| What is asked |
All the data should be repeated exactly. Any image in it is left out.

| Given material |
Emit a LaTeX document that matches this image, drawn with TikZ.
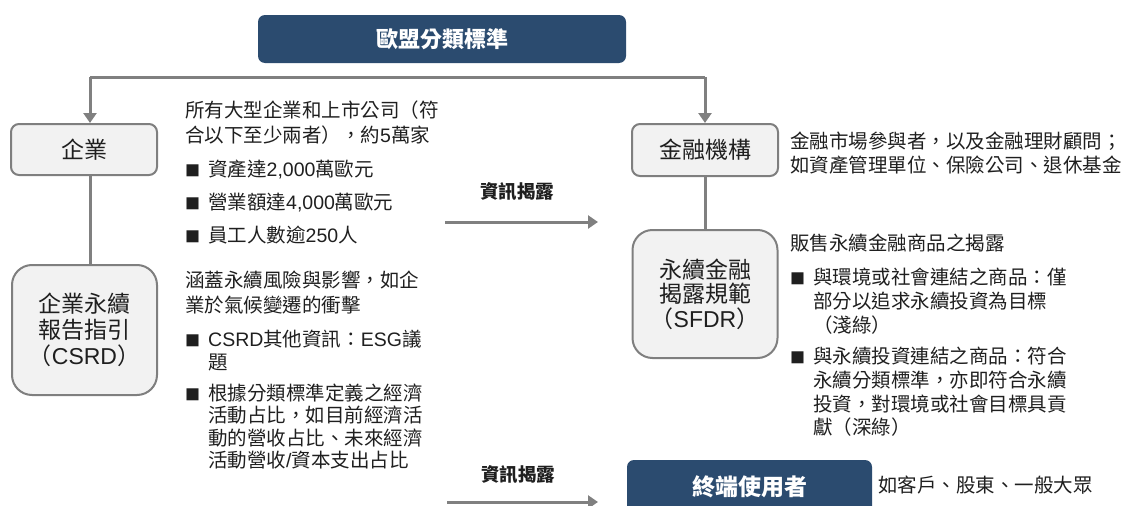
\documentclass[tikz,border=0pt]{standalone}
\usepackage{fontspec}
\usetikzlibrary{arrows.meta}
\setmainfont{Noto Sans CJK TC}[Script=CJK, Language=Chinese Traditional]
\newfontfamily\lat{Liberation Sans}
\definecolor{navy}{HTML}{2B4B6F}
\definecolor{boxfill}{HTML}{F2F2F2}
\definecolor{boxline}{HTML}{7F7F7F}
\definecolor{linegray}{HTML}{808080}
\definecolor{ink}{HTML}{1F1F1F}
\newcommand{\bul}{\makebox[23pt][l]{\fontsize{15}{15}\selectfont ■}}
\newcommand{\bulsp}{\hspace*{23pt}}
\tikzset{
  lightbox/.style={draw=boxline, line width=2pt, fill=boxfill, rounded corners=8pt,
    inner sep=0pt, align=center, text=ink, font=\fontsize{23}{26}\selectfont},
  bigbox/.style={lightbox, rounded corners=20pt},
  darkbox/.style={fill=navy, rounded corners=7pt, inner sep=0pt, text=white,
    font=\fontsize{22}{26}\selectfont\bfseries},
  desc/.style={anchor=base west, inner sep=0pt, text=ink, font=\fontsize{19.5}{23}\selectfont},
  lbl/.style={inner sep=0pt, text=ink, font=\fontsize{18.5}{22}\selectfont\bfseries},
  conn/.style={draw=linegray, line width=3pt},
  arr/.style={conn, -{Triangle[length=10pt,width=13pt]}},
}
\begin{document}
\begin{tikzpicture}[x=1pt,y=-1pt]
\useasboundingbox (0,0) rectangle (1128,506);
% boxes
\node[darkbox, minimum width=368pt, minimum height=48pt] (title) at (442,39) {歐盟分類標準};
\node[lightbox, minimum width=146pt, minimum height=51pt] (ent) at (84,149.5) {企業};
\node[bigbox, minimum width=145pt, minimum height=130pt] (csrd) at (84.5,330)
  {企業永續\\報告指引\\（{\lat CSRD}）};
\node[lightbox, minimum width=146pt, minimum height=52pt] (fin) at (705,150) {金融機構};
\node[bigbox, minimum width=145pt, minimum height=128pt, font=\fontsize{23}{24.5}\selectfont] (sfdr) at (705,294)
  {永續金融\\揭露規範\\（{\lat SFDR}）};
\node[darkbox, minimum width=245pt, minimum height=54pt, font=\fontsize{23}{26}\selectfont\bfseries] (end) at (749.5,487) {終端使用者};
% connectors
\coordinate (hl) at (90,77);
\coordinate (hr) at (705,77);
\draw[conn] (hl) -- (hr);
\draw[arr] (hl) -- (hl |- ent.north);
\draw[arr] (hr) -- (fin.north);
\draw[conn] (hl |- ent.south) -- (hl |- csrd.north);
\draw[conn] (fin.south) -- (sfdr.north);
\coordinate (a1s) at (445,222);
\coordinate (a1e) at (598,222);
\coordinate (a2s) at (447,502);
\coordinate (a2e) at (598,502);
\draw[arr] (a1s) -- (a1e);
\draw[arr] (a2s) -- (a2e);
\node[lbl] (lab1) at (517,192) {資訊揭露};
\node[lbl] (lab2) at (518,475) {資訊揭露};
% block 1
\node[desc] (b1l1) at (185,117.5) {所有大型企業和上市公司（符};
\node[desc] (b1l2) at (185,142.5) {合以下至少兩者），約{\lat 5}萬家};
\node[desc] (b1b1) at (185,176.5) {\bul 資產達{\lat 2,000}萬歐元};
\node[desc] (b1b2) at (185,209.5) {\bul 營業額達{\lat 4,000}萬歐元};
\node[desc] (b1b3) at (185,242.5) {\bul 員工人數逾{\lat 250}人};
% block 2
\node[desc] (b2l1) at (185,287.5) {涵蓋永續風險與影響，如企};
\node[desc] (b2l2) at (185,312.5) {業於氣候變遷的衝擊};
\node[desc] (b2b1) at (185,346.5) {\bul {\lat CSRD}其他資訊：{\lat ESG}議};
\node[desc] (b2b1b) at (185,369.5) {\bulsp 題};
\node[desc] (b2b2) at (185,400.5) {\bul 根據分類標準定義之經濟};
\node[desc] (b2b2b) at (185,422.5) {\bulsp 活動占比，如目前經濟活};
\node[desc] (b2b2c) at (185,445.5) {\bulsp 動的營收占比、未來經濟};
\node[desc] (b2b2d) at (185,467.5) {\bulsp 活動營收{\lat /}資本支出占比};
% financial description
\node[desc] (fd1) at (790,148.4) {金融市場參與者，以及金融理財顧問；};
\node[desc] (fd2) at (790,172.4) {如資產管理單位、保險公司、退休基金};
% SFDR description
\node[desc] (sd0) at (790,250.4) {販售永續金融商品之揭露};
\node[desc] (sd1) at (790,284.4) {\bul 與環境或社會連結之商品：僅};
\node[desc] (sd1b) at (790,308.4) {\bulsp 部分以追求永續投資為目標};
\node[desc] (sd1c) at (790,332.4) {\bulsp （淺綠）};
\node[desc] (sd2) at (790,363.4) {\bul 與永續投資連結之商品：符合};
\node[desc] (sd2b) at (790,387.4) {\bulsp 永續分類標準，亦即符合永續};
\node[desc] (sd2c) at (790,411.4) {\bulsp 投資，對環境或社會目標具貢};
\node[desc] (sd2d) at (790,434.4) {\bulsp 獻（深綠）};
% end users description
\node[desc] (ed) at (878,492.4) {如客戶、股東、一般大眾};
\end{tikzpicture}
\end{document}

| Result below |
Emit a LaTeX document that matches this image, drawn with TikZ.
\documentclass[tikz,border=0pt]{standalone}
\usepackage{fontspec}
\usetikzlibrary{arrows.meta}
\setmainfont{Noto Sans CJK TC}[Script=CJK, Language=Chinese Traditional]
\newfontfamily\lat{Liberation Sans}
\definecolor{navy}{HTML}{2B4B6F}
\definecolor{boxfill}{HTML}{F2F2F2}
\definecolor{boxline}{HTML}{7F7F7F}
\definecolor{linegray}{HTML}{808080}
\definecolor{ink}{HTML}{1F1F1F}
\newcommand{\bul}{\makebox[23pt][l]{\fontsize{15}{15}\selectfont ■}}
\newcommand{\bulsp}{\hspace*{23pt}}
\tikzset{
  lightbox/.style={draw=boxline, line width=2pt, fill=boxfill, rounded corners=8pt,
    inner sep=0pt, align=center, text=ink, font=\fontsize{23}{26}\selectfont},
  bigbox/.style={lightbox, rounded corners=20pt},
  darkbox/.style={fill=navy, rounded corners=7pt, inner sep=0pt, text=white,
    font=\fontsize{22}{26}\selectfont\bfseries},
  desc/.style={anchor=base west, inner sep=0pt, text=ink, font=\fontsize{19.5}{23}\selectfont},
  lbl/.style={inner sep=0pt, text=ink, font=\fontsize{18.5}{22}\selectfont\bfseries},
  conn/.style={draw=linegray, line width=3pt},
  arr/.style={conn, -{Triangle[length=10pt,width=13pt]}},
}
\begin{document}
\begin{tikzpicture}[x=1pt,y=-1pt]
\useasboundingbox (0,0) rectangle (1128,506);
% boxes
\node[darkbox, minimum width=368pt, minimum height=48pt] (title) at (442,39) {歐盟分類標準};
\node[lightbox, minimum width=146pt, minimum height=51pt] (ent) at (84,149.5) {企業};
\node[bigbox, minimum width=145pt, minimum height=130pt] (csrd) at (84.5,330)
  {企業永續\\報告指引\\（{\lat CSRD}）};
\node[lightbox, minimum width=146pt, minimum height=52pt] (fin) at (705,150) {金融機構};
\node[bigbox, minimum width=145pt, minimum height=128pt, font=\fontsize{23}{24.5}\selectfont] (sfdr) at (705,294)
  {永續金融\\揭露規範\\（{\lat SFDR}）};
\node[darkbox, minimum width=245pt, minimum height=54pt, font=\fontsize{23}{26}\selectfont\bfseries] (end) at (749.5,487) {終端使用者};
% connectors
\coordinate (hl) at (90,77);
\coordinate (hr) at (705,77);
\draw[conn] (hl) -- (hr);
\draw[arr] (hl) -- (hl |- ent.north);
\draw[arr] (hr) -- (fin.north);
\draw[conn] (hl |- ent.south) -- (hl |- csrd.north);
\draw[conn] (fin.south) -- (sfdr.north);
\coordinate (a1s) at (445,222);
\coordinate (a1e) at (598,222);
\coordinate (a2s) at (447,502);
\coordinate (a2e) at (598,502);
\draw[arr] (a1s) -- (a1e);
\draw[arr] (a2s) -- (a2e);
\node[lbl] (lab1) at (517,192) {資訊揭露};
\node[lbl] (lab2) at (518,475) {資訊揭露};
% block 1
\node[desc] (b1l1) at (185,117.5) {所有大型企業和上市公司（符};
\node[desc] (b1l2) at (185,142.5) {合以下至少兩者），約{\lat 5}萬家};
\node[desc] (b1b1) at (185,176.5) {\bul 資產達{\lat 2,000}萬歐元};
\node[desc] (b1b2) at (185,209.5) {\bul 營業額達{\lat 4,000}萬歐元};
\node[desc] (b1b3) at (185,242.5) {\bul 員工人數逾{\lat 250}人};
% block 2
\node[desc] (b2l1) at (185,287.5) {涵蓋永續風險與影響，如企};
\node[desc] (b2l2) at (185,312.5) {業於氣候變遷的衝擊};
\node[desc] (b2b1) at (185,346.5) {\bul {\lat CSRD}其他資訊：{\lat ESG}議};
\node[desc] (b2b1b) at (185,369.5) {\bulsp 題};
\node[desc] (b2b2) at (185,400.5) {\bul 根據分類標準定義之經濟};
\node[desc] (b2b2b) at (185,422.5) {\bulsp 活動占比，如目前經濟活};
\node[desc] (b2b2c) at (185,445.5) {\bulsp 動的營收占比、未來經濟};
\node[desc] (b2b2d) at (185,467.5) {\bulsp 活動營收{\lat /}資本支出占比};
% financial description
\node[desc] (fd1) at (790,148.4) {金融市場參與者，以及金融理財顧問；};
\node[desc] (fd2) at (790,172.4) {如資產管理單位、保險公司、退休基金};
% SFDR description
\node[desc] (sd0) at (790,250.4) {販售永續金融商品之揭露};
\node[desc] (sd1) at (790,284.4) {\bul 與環境或社會連結之商品：僅};
\node[desc] (sd1b) at (790,308.4) {\bulsp 部分以追求永續投資為目標};
\node[desc] (sd1c) at (790,332.4) {\bulsp （淺綠）};
\node[desc] (sd2) at (790,363.4) {\bul 與永續投資連結之商品：符合};
\node[desc] (sd2b) at (790,387.4) {\bulsp 永續分類標準，亦即符合永續};
\node[desc] (sd2c) at (790,411.4) {\bulsp 投資，對環境或社會目標具貢};
\node[desc] (sd2d) at (790,434.4) {\bulsp 獻（深綠）};
% end users description
\node[desc] (ed) at (878,492.4) {如客戶、股東、一般大眾};
\end{tikzpicture}
\end{document}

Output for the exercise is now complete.